The automaker says it has set aside more than $7 billion to pay fines, recall costs and legal settlements. There are also signs the company is moving to strengthen its presence in Washington, though the required disclosures of any new hires or increased spending won't be due for weeks.
"Typically when companies are having trouble, one of the things they do for damage control is step up their lobbying," said Dale Eisman, spokesman for the public interest group Common Cause. "It certainly would fit the pattern of other companies that have had embarrassing episodes with corporate mistakes. You step up your lobbying and do what you can to repair your image with decision-makers."
A VW spokeswoman, Jeannine Ginivan, said this week that in-house staff and outside agencies will handle the company's public relations, marketing and lobbying efforts in the wake of the scandal.
"We're all quite busy," Ginivan said. "We understand it's going to take time to rebuild the brand and the trust."
VW has hired Jones Day, one of the nation's largest law firms, to conduct a review of how computer code designed to game emissions tests ended up in nearly a half million vehicles sold in the United States. According to federal regulators, the trick boosted driving performance of VW's "Clean Diesel" engines while spewing up to 40 times the allowed levels of pollution.

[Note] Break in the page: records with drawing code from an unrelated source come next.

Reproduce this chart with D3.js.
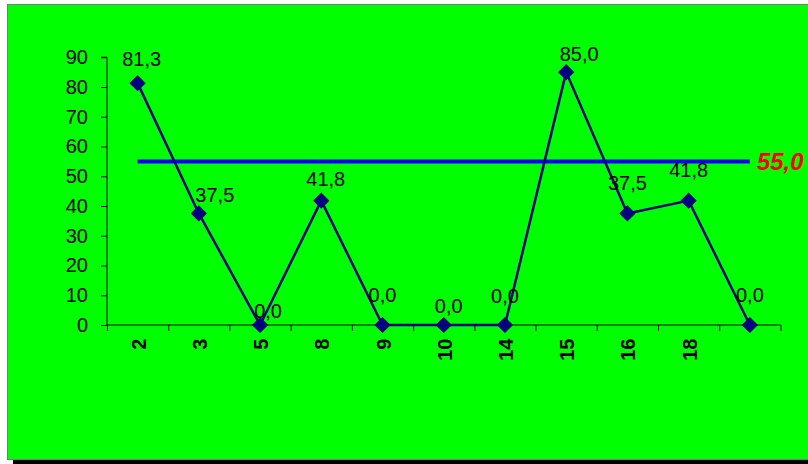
<!DOCTYPE html>
<html>
<head>
<meta charset="utf-8">
<script src="https://cdn.jsdelivr.net/npm/d3@7"></script>
<style>
  body { margin: 0; background: #ffffff; }
  svg { display: block; }
  text { font-family: "Liberation Sans", Arial, sans-serif; }
</style>
</head>
<body>
<svg id="chart" width="808" height="464"></svg>
<script>
// ---- data ----
const categories = ["2", "3", "5", "8", "9", "10", "14", "15", "16", "18", ""];
const values = [81.3, 37.5, 0.0, 41.8, 0.0, 0.0, 0.0, 85.0, 37.5, 41.8, 0.0];
const targetValue = 55.0;
const yTicks = [0, 10, 20, 30, 40, 50, 60, 70, 80, 90];

// label placement offsets (manually moved labels in the original)
const labelDx = [4, 16, 8, 4.5, 0, 5, 0, 13, 0, 0, 0];
const labelDy = [-17.4, -11.7, -7, -15, -23, -12, -22, -11, -23, -23.6, -23];

const svg = d3.select("#chart");

// chart area frame with shadow
svg.append("rect").attr("x", 13).attr("y", 10).attr("width", 820).attr("height", 454).attr("fill", "#000");
svg.append("rect").attr("x", 7.5).attr("y", 4.5).attr("width", 820).attr("height", 455)
  .attr("fill", "#00ff00").attr("stroke", "#7a7a7a").attr("stroke-width", 1);

const plot = { left: 107, right: 780.5, top: 57.25, bottom: 325 };

const x = d3.scaleBand().domain(d3.range(categories.length)).range([plot.left, plot.right]).padding(0);
const xEdge = d3.scaleLinear().domain([0, categories.length]).range([plot.left, plot.right]);
const y = d3.scaleLinear().domain([0, 90]).range([plot.bottom, plot.top]);
const cx = i => x(i) + x.bandwidth() / 2;

// y axis
const yAxis = svg.append("g").attr("transform", `translate(${plot.left},0)`)
  .call(d3.axisLeft(y).tickValues(yTicks).tickSize(6).tickPadding(13).tickFormat(d3.format("d")));
yAxis.selectAll("path, line").attr("stroke", "#000").attr("stroke-width", 1);
yAxis.select(".domain").attr("d", `M-6,${y(90)}H0V${y(0)}`);
yAxis.selectAll("text").attr("font-size", 20).attr("fill", "#000")
  .attr("font-family", "Liberation Sans, Arial, sans-serif");

// x axis: ticks at category boundaries
const xAxis = svg.append("g").attr("transform", `translate(0,${plot.bottom})`)
  .call(d3.axisBottom(xEdge).tickValues(d3.range(categories.length + 1)).tickSize(6).tickFormat(""));
xAxis.selectAll("path, line").attr("stroke", "#000").attr("stroke-width", 1);
xAxis.select(".domain").attr("d", `M${plot.left},0H${plot.right}`);

// x category labels, rotated
svg.append("g").selectAll("text").data(categories).join("text")
  .attr("transform", (d, i) => `translate(${cx(i) + 1},${plot.bottom + 13.5}) rotate(-90)`)
  .attr("text-anchor", "end")
  .attr("dy", "0.35em")
  .attr("font-size", 20)
  .attr("font-weight", "bold")
  .attr("fill", "#000")
  .text(d => d);

// target line
svg.append("line")
  .attr("x1", cx(0)).attr("x2", cx(categories.length - 1))
  .attr("y1", y(targetValue)).attr("y2", y(targetValue))
  .attr("stroke", "#0000ff").attr("stroke-width", 4);
svg.append("text")
  .attr("x", cx(categories.length - 1) + 7)
  .attr("y", y(targetValue) + 9)
  .attr("font-size", 24).attr("font-weight", "bold").attr("font-style", "italic")
  .attr("fill", "#ff0000")
  .text(d3.format(".1f")(targetValue).replace(".", ","));

// data line
const line = d3.line().x((d, i) => cx(i)).y(d => y(d));
svg.append("path").datum(values)
  .attr("d", line).attr("fill", "none")
  .attr("stroke", "#000080").attr("stroke-width", 2.5).attr("stroke-linejoin", "round");

// diamond markers
const diamond = d3.symbol().type(d3.symbolSquare).size(110);
svg.append("g").selectAll("path").data(values).join("path")
  .attr("d", diamond)
  .attr("transform", (d, i) => `translate(${cx(i)},${y(d)}) rotate(45)`)
  .attr("fill", "#000080").attr("stroke", "#000080").attr("stroke-width", 1);

// data labels
svg.append("g").selectAll("text").data(values).join("text")
  .attr("x", (d, i) => cx(i) + labelDx[i])
  .attr("y", (d, i) => y(d) + labelDy[i])
  .attr("text-anchor", "middle")
  .attr("font-size", 20)
  .attr("fill", "#000")
  .text(d => d3.format(".1f")(d).replace(".", ","));
</script>
</body>
</html>
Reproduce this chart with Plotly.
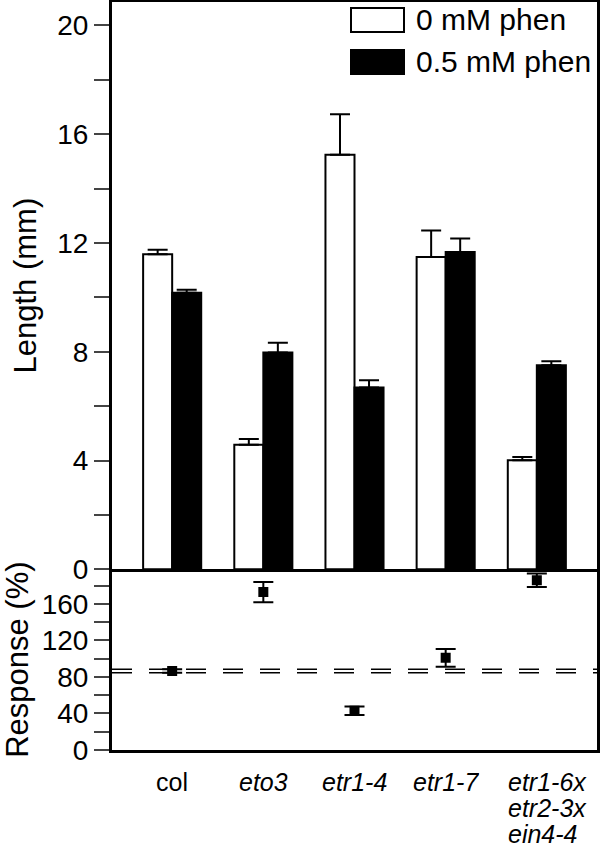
import plotly.graph_objects as go

# Hypocotyl length (mm) with/without phenanthroline, plus response (%)
genotypes = ["col", "eto3", "etr1-4", "etr1-7", "etr1-6x etr2-3x ein4-4"]
label_lines = [["col"], ["eto3"], ["etr1-4"], ["etr1-7"], ["etr1-6x", "etr2-3x", "ein4-4"]]
label_italic = [False, True, True, True, True]

len_0mM = [11.58, 4.58, 15.24, 11.48, 4.01]
len_0mM_se = [0.17, 0.21, 1.49, 0.98, 0.12]
len_05mM = [10.17, 7.97, 6.68, 11.67, 7.50]
len_05mM_se = [0.11, 0.36, 0.27, 0.49, 0.15]

response = [86.6, 173, 43, 101, 186]
response_se = [1.9, 11.2, 4.6, 9.7, 7.5]

len_ticks = [0, 4, 8, 12, 16, 20]
resp_ticks = [0, 40, 80, 120, 160]

FONT = "Liberation Sans, Arial, sans-serif"
L, R, T, B = 112, 3, 2, 96
W, H = 600, 846
PW, PH = W - L - R, H - T - B
split = 0.2416

def px_x(px):
    return (px - L) / PW

def px_y(py):
    return (H - B - py) / PH

x = list(range(len(genotypes)))

fig = go.Figure()
fig.add_trace(go.Bar(
    x=x, y=len_0mM, name="0 mM phen",
    marker=dict(color="white", line=dict(color="black", width=2)),
    error_y=dict(type="data", symmetric=False, array=len_0mM_se,
                 arrayminus=[0] * len(x), thickness=2, width=10, color="black"),
    xaxis="x", yaxis="y",
))
fig.add_trace(go.Bar(
    x=x, y=len_05mM, name="0.5 mM phen",
    marker=dict(color="black", line=dict(color="black", width=2)),
    error_y=dict(type="data", symmetric=False, array=len_05mM_se,
                 arrayminus=[0] * len(x), thickness=2, width=10, color="black"),
    xaxis="x", yaxis="y",
))
fig.add_trace(go.Scatter(
    x=x, y=response, mode="markers",
    marker=dict(symbol="square", size=10, color="black"),
    error_y=dict(type="data", array=response_se, thickness=2, width=10, color="black"),
    xaxis="x2", yaxis="y2",
))

# col response +/- SE as dashed reference lines
for yv in (response[0] - response_se[0], response[0] + response_se[0]):
    fig.add_shape(type="line", xref="x2 domain", x0=0, x1=1, yref="y2", y0=yv, y1=yv,
                  line=dict(color="black", width=1.5, dash="20px,17px"), layer="below")

# hand-drawn legend (large swatches)
legend_rows = [("0 mM phen", "white", 8, 32), ("0.5 mM phen", "black", 50, 74)]
for text, col, y0, y1 in legend_rows:
    fig.add_shape(type="rect", xref="paper", yref="paper",
                  x0=px_x(351), x1=px_x(404), y0=px_y(y1), y1=px_y(y0),
                  fillcolor=col, line=dict(color="black", width=2))
    fig.add_annotation(xref="paper", yref="paper", x=px_x(414), y=px_y((y0 + y1) / 2),
                       text=text, showarrow=False, xanchor="left", yanchor="middle",
                       font=dict(size=30, color="black", family=FONT))

# x category labels (one annotation per line so the spacing stays tight)
for i, lines in enumerate(label_lines):
    multi = len(lines) > 1
    for j, line in enumerate(lines):
        t = f"<i>{line}</i>" if label_italic[i] else line
        fig.add_annotation(xref="x2", yref="paper", x=i, y=0, text=t, showarrow=False,
                           xanchor="left" if multi else "center", yanchor="top",
                           height=25, borderpad=0,
                           xshift=-30 if multi else 0, yshift=-18 - 26 * j,
                           font=dict(size=25, color="black", family=FONT))

axis_common = dict(showline=True, linecolor="black", showgrid=False,
                   zeroline=False, automargin=False)
fig.update_layout(
    width=W, height=H,
    margin=dict(l=L, r=R, t=T, b=B),
    paper_bgcolor="white", plot_bgcolor="white",
    font=dict(family=FONT, color="black", size=28),
    showlegend=False,
    barmode="group", bargap=0.363, bargroupgap=0,
    xaxis=dict(domain=[0, 1], anchor="y", range=[-0.66, 4.66], showticklabels=False,
               ticks="", linewidth=2.5, mirror=True, **axis_common),
    yaxis=dict(domain=[split, 1], anchor="x", range=[0, 20.86], tickvals=len_ticks,
               ticks="outside", ticklen=15, tickwidth=2, linewidth=3, mirror=True,
               minor=dict(dtick=2, ticks="outside", ticklen=15, tickwidth=2),
               title=dict(text="Length (mm)", standoff=12, font=dict(size=31)),
               tickfont=dict(size=28), **axis_common),
    xaxis2=dict(domain=[0, 1], anchor="y2", range=[-0.66, 4.66], showticklabels=False,
                ticks="", linewidth=3, mirror=False, **axis_common),
    yaxis2=dict(domain=[0, split], anchor="x2", range=[0, 198], tickvals=resp_ticks,
                ticks="outside", ticklen=15, tickwidth=2, linewidth=3, mirror=True,
                minor=dict(dtick=20, ticks="outside", ticklen=15, tickwidth=2),
                title=dict(text="Response (%)", standoff=26, font=dict(size=31)),
                tickfont=dict(size=28), **axis_common),
)

fig.write_html("out.html", config={"displayModeBar": False},
               post_script="document.body.style.margin='0';")
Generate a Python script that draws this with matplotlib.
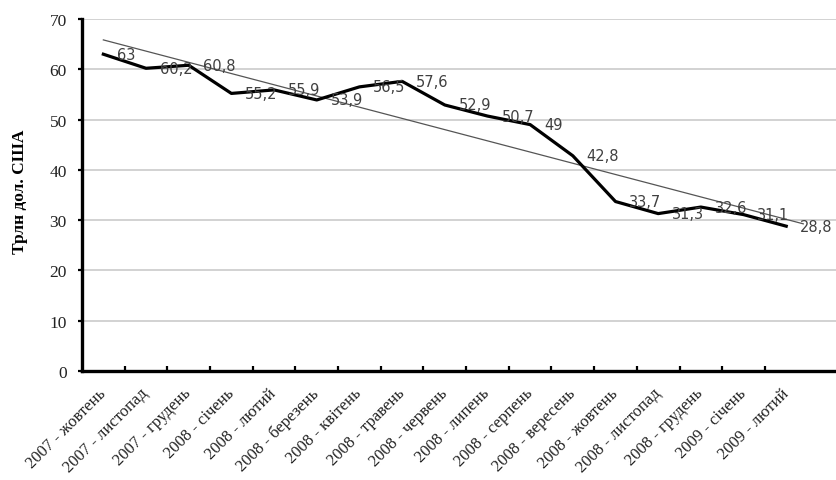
import numpy as np
import matplotlib
matplotlib.use("Agg")
import matplotlib.pyplot as plt

categories = ["2007 - жовтень", "2007 - листопад", "2007 - грудень", "2008 - січень",
              "2008 - лютий", "2008 - березень", "2008 - квітень", "2008 - травень",
              "2008 - червень", "2008 - липень", "2008 - серпень", "2008 - вересень",
              "2008 - жовтень", "2008 - листопад", "2008 - грудень", "2009 - січень",
              "2009 - лютий"]
values = [63, 60.2, 60.8, 55.2, 55.9, 53.9, 56.5, 57.6, 52.9, 50.7, 49, 42.8,
          33.7, 31.3, 32.6, 31.1, 28.8]
yticks = [0, 10, 20, 30, 40, 50, 60, 70]
ylabel = "Трлн дол. США"

fig = plt.figure(figsize=(8.37, 4.81), dpi=100)
ax = fig.add_axes([82/837, 1-372/481, 1-82/837, 352/481])

x = np.arange(len(values))
# linear trend line (least squares) from the data
k, b = np.polyfit(x, values, 1)
xt = np.array([0, len(values) - 1 + 0.4])
ax.plot(xt, k*xt + b, color="#555555", lw=0.9, zorder=2)

ax.plot(x, values, color="black", lw=2.3, solid_joinstyle="round", zorder=3)

for xi, v in zip(x, values):
    s = ("%g" % v).replace(".", ",")
    ax.annotate(s, (xi, v), xytext=(10, 0), textcoords="offset points",
                ha="left", va="center", fontsize=10.5, color="#404040",
                family="DejaVu Sans", zorder=4)

ax.set_xlim(-0.5, (837-103)/42.7)
ax.set_ylim(0, 70)
ax.set_yticks(yticks)
ax.set_yticklabels([str(t) for t in yticks], family="Liberation Serif", fontsize=12.5,
                   color="#222222")
ax.yaxis.grid(True, color="#cfcfcf", lw=1.3)
ax.set_axisbelow(True)

ax.set_xticks(x)
ax.set_xticklabels(categories, rotation=45, ha="right", va="center",
                   rotation_mode="anchor", family="Liberation Serif", fontsize=12,
                   color="#222222")
ax.tick_params(axis="x", length=0, pad=14)
ax.set_xticks(np.arange(len(values) - 1) + 0.5, minor=True)
ax.tick_params(axis="x", which="minor", direction="in", length=3.5, width=1.6, color="black")
ax.tick_params(axis="y", direction="out", length=3, width=1.6, pad=8)

for s in ["top", "right"]:
    ax.spines[s].set_visible(False)
ax.spines["left"].set_linewidth(2.4)
ax.spines["bottom"].set_linewidth(2.4)

fig.text(20/837, 1-192/481, ylabel, rotation=90, ha="center", va="center",
         family="Liberation Serif", fontweight="bold", fontsize=12.5)

fig.savefig("out.png", dpi=100)
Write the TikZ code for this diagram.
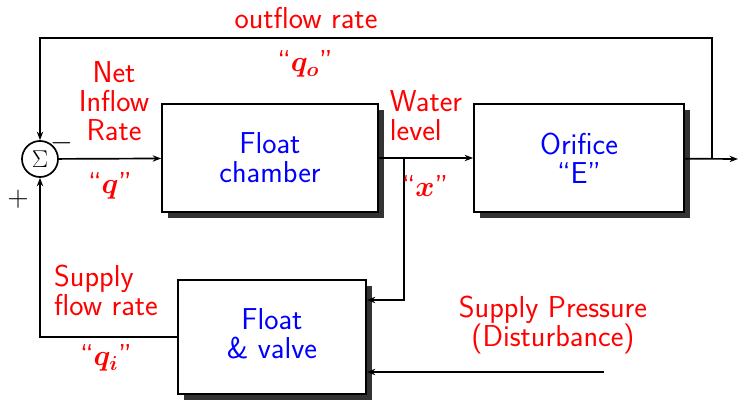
\documentclass[tikz,border=0pt]{standalone}
\usepackage{amsmath,amssymb,bm}
\usepackage{tikz}
\usetikzlibrary{arrows.meta,positioning,shadows}
\usepackage{xcolor}

\begin{document}
\begin{tikzpicture}[
      x=0.025cm, y=-0.025cm,
      block/.style={draw, fill=white, line width=1.2pt, align=center, text=blue,
        drop shadow={shadow xshift=4pt, shadow yshift=-4pt, fill=black!80, opacity=1}},
      sumnode/.style={circle, draw, line width=1.2pt, inner sep=0pt, minimum size=0.9cm,
        font=\fontsize{18}{18}\selectfont},
      sign/.style={font=\fontsize{21}{21}\selectfont},
      lbl/.style={text=red, align=center},
      every node/.style={font=\sffamily\fontsize{21.5}{20.5}\selectfont},
      line width=1.2pt,
      >={Stealth[length=6pt,width=4.5pt]}
    ]
    \useasboundingbox (0,0) rectangle (744,401);
    % blocks of the loop
    \node[sumnode] (sum) at (40,159) {$\Sigma$};
    \node[block, minimum width=5.4cm, minimum height=2.7cm] (chamber) at (270,158) {Float\\chamber};
    \node[block, minimum width=5.25cm, minimum height=2.7cm] (orifice) at (579,158) {Orifice\\``E''};
    \node[block, minimum width=4.7cm, minimum height=2.85cm] (valve) at (272,337) {Float\\\& valve\vphantom{(}};
    % helper points
    \coordinate (out) at (738,159);
    \coordinate (tap) at (712,159);
    \coordinate (branch) at (404,159);
    \coordinate (dist) at (604,372);
    % forward path
    \draw[->] (sum) -- (chamber);
    \draw[->] (chamber) -- (orifice);
    \draw[->] (orifice) -- (out);
    % outflow feedback
    \draw[->] (tap) -- (712,38) -- (40,38) -- (sum);
    % level to float valve
    \draw[->] (branch) |- (valve.east |- 0,300);
    % supply path
    \draw[->] (valve.west) -| (sum);
    \draw[->] (dist) -- (valve.east |- dist);
    % labels
    \node[lbl] (outlbl) at (306,18) {outflow rate};
    \node[lbl] (qo) at (305,64) {``$\bm{q_o}$''};
    \node[lbl] (netlbl) at (114,101) {Net\\Inflow\\Rate};
    \node[sign] (minus) at (62,143) {$-$};
    \node[sign] (plus) at (18,199) {$+$};
    \node[lbl] (q) at (110,186) {``$\bm{q}$''};
    \node[lbl, align=left] (levlbl) at (426,116) {Water\\level};
    \node[lbl] (x) at (425,186) {``$\bm{x}$''};
    \node[lbl, align=left] (suplbl) at (106,290) {Supply\\flow rate};
    \node[lbl] (qi) at (106,358) {``$\bm{q_i}$''};
    \node[lbl] (distlbl) at (553,325) {Supply Pressure\\(Disturbance)};
  \end{tikzpicture}
\end{document}
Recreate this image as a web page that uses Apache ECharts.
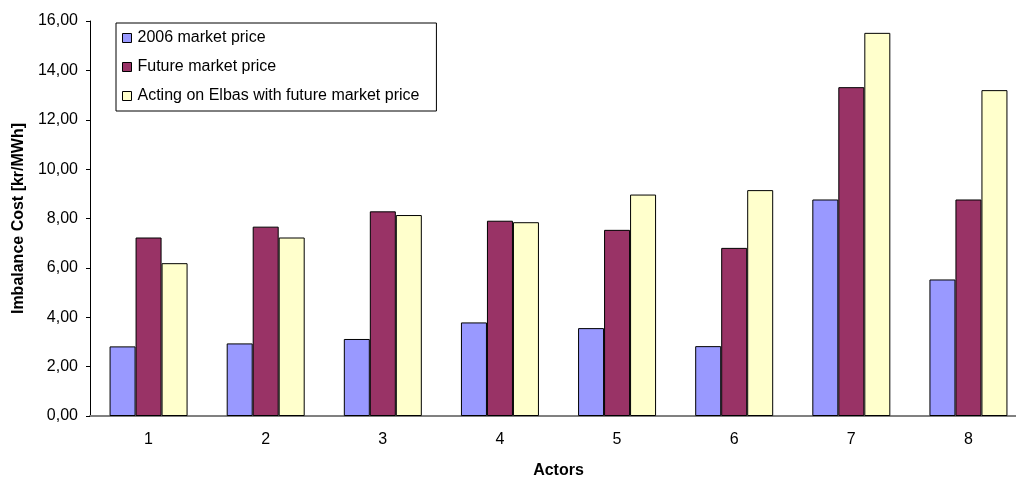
<!DOCTYPE html>
<html>
<head>
<meta charset="utf-8">
<script src="https://cdn.jsdelivr.net/npm/echarts@6/dist/echarts.min.js"></script>
<style>
  html, body { margin: 0; padding: 0; background: #fff; }
  #chart { width: 1016px; height: 478px; }
</style>
</head>
<body>
<div id="chart"></div>
<script>
// Imbalance cost per actor under three pricing scenarios
const actors = ['1', '2', '3', '4', '5', '6', '7', '8'];
const price2006 = [2.82, 2.94, 3.12, 3.79, 3.56, 2.83, 8.77, 5.53];
const futurePrice = [7.23, 7.67, 8.29, 7.91, 7.54, 6.81, 13.32, 8.77];
const elbasFuture = [6.19, 7.23, 8.14, 7.85, 8.97, 9.15, 15.52, 13.20];
const seriesNames = ['2006 market price', 'Future market price', 'Acting on Elbas with future market price'];
const seriesColors = ['#9999FF', '#993366', '#FFFFCC'];

const font = 'Liberation Sans, Arial, sans-serif';
const chart = echarts.init(document.getElementById('chart'), null, { renderer: 'canvas' });

const makeBar = (name, data, color) => ({
  name: name,
  type: 'bar',
  data: data,
  barWidth: 26,
  barGap: '0%',
  itemStyle: { color: color, borderColor: '#000', borderWidth: 1 },
  emphasis: { disabled: true }
});

chart.setOption({
  animation: false,
  textStyle: { fontFamily: font },
  // the category axis runs past the right edge of the canvas
  grid: { left: 90, top: 21, width: 937, height: 395, containLabel: false, outerBoundsMode: 'none' },
  legend: {
    orient: 'vertical',
    left: 116,
    top: 23,
    padding: [7, 17, 7, 6],
    itemWidth: 9,
    itemHeight: 9,
    itemGap: 13,
    icon: 'rect',
    borderColor: '#000',
    borderWidth: 1,
    backgroundColor: '#fff',
    textStyle: { fontFamily: font, fontSize: 16, color: '#000', padding: [0, 0, 0, 1] },
    itemStyle: { borderColor: '#000', borderWidth: 1 },
    data: seriesNames
  },
  xAxis: {
    type: 'category',
    data: actors,
    name: 'Actors',
    nameLocation: 'middle',
    nameGap: 47,
    nameTextStyle: { fontFamily: font, fontSize: 16, fontWeight: 'bold', color: '#000' },
    axisLine: { lineStyle: { color: '#808080', width: 2 } },
    axisTick: { show: false },
    axisLabel: { fontFamily: font, fontSize: 16, color: '#000', margin: 16 },
    splitLine: { show: false }
  },
  yAxis: {
    type: 'value',
    min: 0,
    max: 16,
    interval: 2,
    name: 'Imbalance Cost [kr/MWh]',
    nameLocation: 'middle',
    nameGap: 63,
    nameTextStyle: { fontFamily: font, fontSize: 16, fontWeight: 'bold', color: '#000' },
    axisLine: { show: true, lineStyle: { color: '#000', width: 1 } },
    axisTick: { show: true, inside: false, length: 4, lineStyle: { color: '#000' } },
    axisLabel: {
      fontFamily: font, fontSize: 16, color: '#000', margin: 12,
      formatter: v => v.toFixed(2).replace('.', ',')
    },
    splitLine: { show: false }
  },
  series: [
    makeBar(seriesNames[0], price2006, seriesColors[0]),
    makeBar(seriesNames[1], futurePrice, seriesColors[1]),
    makeBar(seriesNames[2], elbasFuture, seriesColors[2])
  ]
});
</script>
</body>
</html>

VW is also likely to launch a wide-ranging public relations effort to restore its image with customers. In a statement, the company said it is "committed to communicating with various stakeholders and ensuring them that we are working very hard to make things right."
"I wouldn't be at all surprised to see ... commercials that say, 'We know we messed up. We made mistakes, we're contrite, but we're determined to do better in the future,"' Eisman said. "That type of thing you hear from not only corporations, but from politicians who get in trouble."